A Republican congressional source told Just the News that not all Republicans support the tax package and its "pay for" provision that applies through 2025.
According to the source, many conservatives think that the "pay for" is a budget gimmick, noting that they would prefer the package instead eliminate costly Biden-era green energy tax breaks tucked into the Inflation Reduction Act of 2022 in order to save taxpayer funds.
Members of the conservative House Freedom Caucus have been outspoken about the package's expansion of the CTC from $2,000 per child to $3,600, arguing that it should not apply to illegal immigrants who file tax returns. Currently, illegal immigrants can file tax returns using tax identification numbers in lieu of Social Security numbers and claim the CTC for their children.
In response to the criticism, the GOP-led House Ways and Means Committee wrote on X that the bill does not "open the door to new child tax credit claims by illegal immigrants" and that "all the protections to the Child Tax Credit that Republicans implemented under President Trump remain in place."

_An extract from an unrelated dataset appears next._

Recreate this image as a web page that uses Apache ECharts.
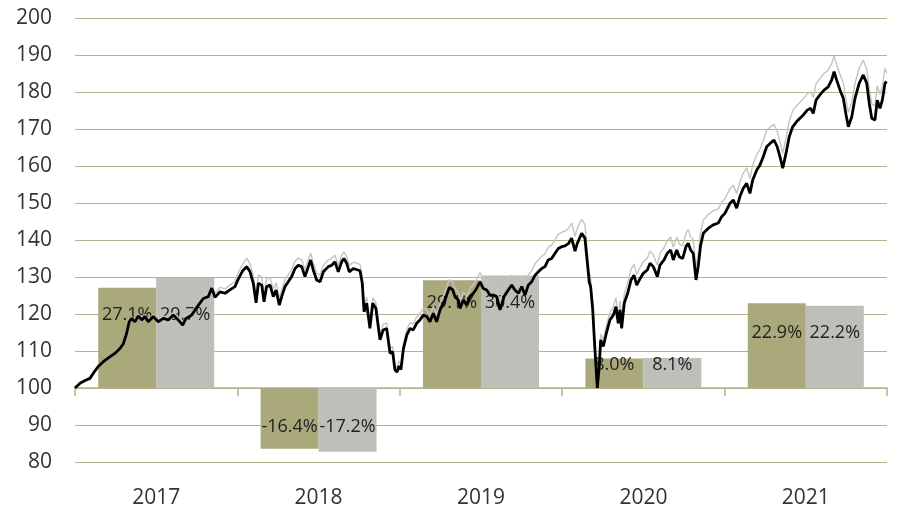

Under the Trump-era tax reform, illegal immigrants who file returns can claim the credit for their children and the new tax package would extend those rules. Prior to Trump's tax reform, illegal immigrants reportedly could collect the tax credit for children without providing the child's Social Security number to prove that they are U.S. citizens. The Trump tax reform bill required a Social Security number for the children be provided in order to collect the credit.
The Trump tax reform bill also imposed a $10,000 cap on the State and Local Tax Deduction commonly known as SALT. The cap applies to individual and joint tax returns. Members of the bipartisan SALT Caucus in Congress, mostly from high tax states, want to see the cap raised or eliminated. Since the bipartisan tax package keeps in the cap in place, some of these members have vowed to vote against the package when it comes to the House floor.
“I’m a no on the tax package that does not have adequate relief for SALT,” said Rep. Nick LaLota, R-N.Y. on Monday. “I’m willing to fight for my constituents by voting no.”